All in all, she describes her UCLA rejection as “not that phased.” As far as Ni’s essays, she recounts them as being proud. Ni said it is “the reason I got into any schools. I feel like I really showed my personality through my writing and I don’t regret anything.” Ni does not know what she wants to do with her life yet, but after all, she is only 17 years-old. She describes life as a tumultuous journey, but that’s what makes it fun. Fight On Ni!
Karima Karkori is a senior at George Washington High School in San Francisco, California. Karkori is a scholar student with a passion for the performing arts, who is also no stranger to life’s adversities. When Karkori was a freshman, she started online school to help support her family. She described her home life during high school as “pretty hard.”
Karkori said, “as most can relate to, my family was far from perfect and we had a lot of issues. In my junior year I had to deal with the unexpected death of my father.” However, feel no pity, Karkori is a strong woman who proves her worth every day in and out of the classroom. She was awarded the prestigious Optimist Scholarship by UCLA and will be attending there for her classes in the fall.
To my surprise, Karkori revealed to me that UCI would not even put her on the waitlist along with USC. “I wish I had the answer to this because this seemed to be the case for many people at my school. I have friends with 4.0’s and 1300’s+ who got waitlisted at UC Santa Cruz, a school that used to be considered a safety. A rumor I’ve been hearing is that last year the UC’s overenrolled their freshman class so our class is suffering by being a lot harder with admissions. But things like this also just show what schools truly value,” Karkori said. “The scholarship I won at UCLA is the UCLA Optimist Scholarship and I believe I won it based off of my perseverance through my hardships, where as schools like Irvine or Davis may value other qualities more, and that could be a factor as to why I was accepted to LA and not others.”
When asked about how an academic and social life can fit together, Karkori said, “I think this year was very hit-or-miss with college applications. I am not the biggest fan of this process as well. I personally think it’s getting too competitive to the point where people aren’t enjoying their time in high school because we are all so focused on getting good grades and EC’s just so we can get into college later.”
Karkori is not alone with this point of view. Lucy Massam, from Greenwich High School in Greenwich, Connecticut, said, “I wish I didn’t compare myself so harshly to everyone around me. Freshman and sophomore year I was absolutely miserable because I felt no worth. I didn’t have a good group of friends supporting me and reminding me that school wasn’t everything. If I had come to the realization that everyone is on their own journey 4 years ago, I think I would have had a much more pleasant high school experience.”

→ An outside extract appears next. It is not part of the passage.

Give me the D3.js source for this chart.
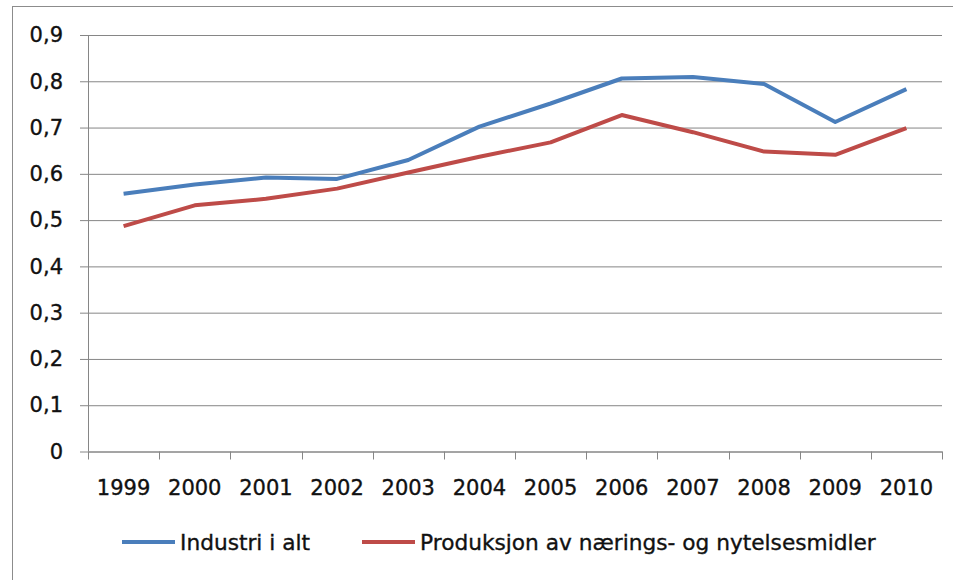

Massam is another applicant who is not immune to life’s struggles. She suffers from Attention Deficit Disorder and extreme testing anxiety. She said “the first ACT I took I got a 24 and couldn’t finish any section. I got denied extra time even though I have frequent panic attacks and suffer from ADD. A testing environment was one of the worst places for me. Before the ACT I would stay up every night the weeks leading up to it just freaking out at the fact that I would have to sit in that room for three and a half hours. I had to work all summer going into senior year to study for this one test.”
However Massam is a sterling example of perseverance considering she ended up with a 29. She could not be any more joyous about her acceptance from UC Santa Barbara. She describes the experience as elated beyond belief. “I was crying and couldn’t even come up with words. I first facetimed by best friend to tell her the news. She couldn’t tell whether I got rejected or accepted because I was crying so much. I wanted to find out alone, therefore, if I didn’t get it I would be able to grieve in my sorrows alone,” Massam said.

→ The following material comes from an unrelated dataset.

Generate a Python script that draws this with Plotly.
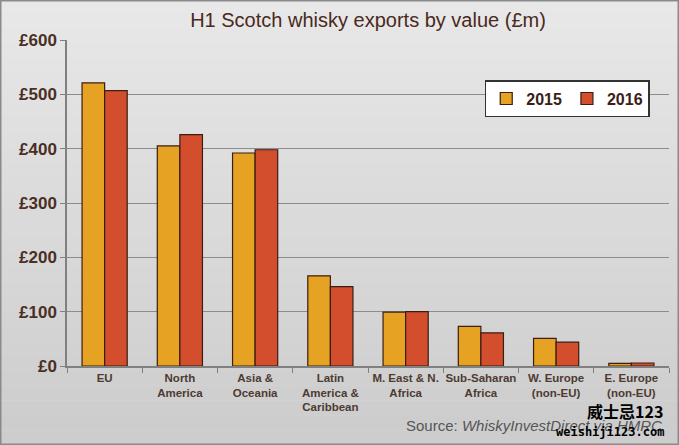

Massam describes the rejections that stung the most were from UCLA and USC. “I was so anxious all day, and finally at six, I checked my portal. Rejection. It wasn’t the type of pain that made you cry, it was this feeling of unworthiness. It was as if everyone else who got in was better than you, and this dream that you had been chasing for years was not going to happen. After a day everything goes back to normal. I was disappointed, but I knew that it wasn’t meant to be, even though that was very hard to accept,” Massam said. “The ultimate dream was to go to college in California. Coming from Connecticut, all I wanted was to have that west coast lifestyle. However, this dream seemed unachievable at times because most of the UC’s are extremely hard to get into. UC Santa Barbara was always the end goal.”
The college game seems to become harder and more illustrious each year, but that does not stop students from having dreams. Dreams that this vehicle we call college will one day help us get to the job we are meant to have. I wanted to say a special thank you to Joyce Ni, Karima Karkori, and Lucy Massam for contributing to this piece and making it possible. These are the ladies of the future.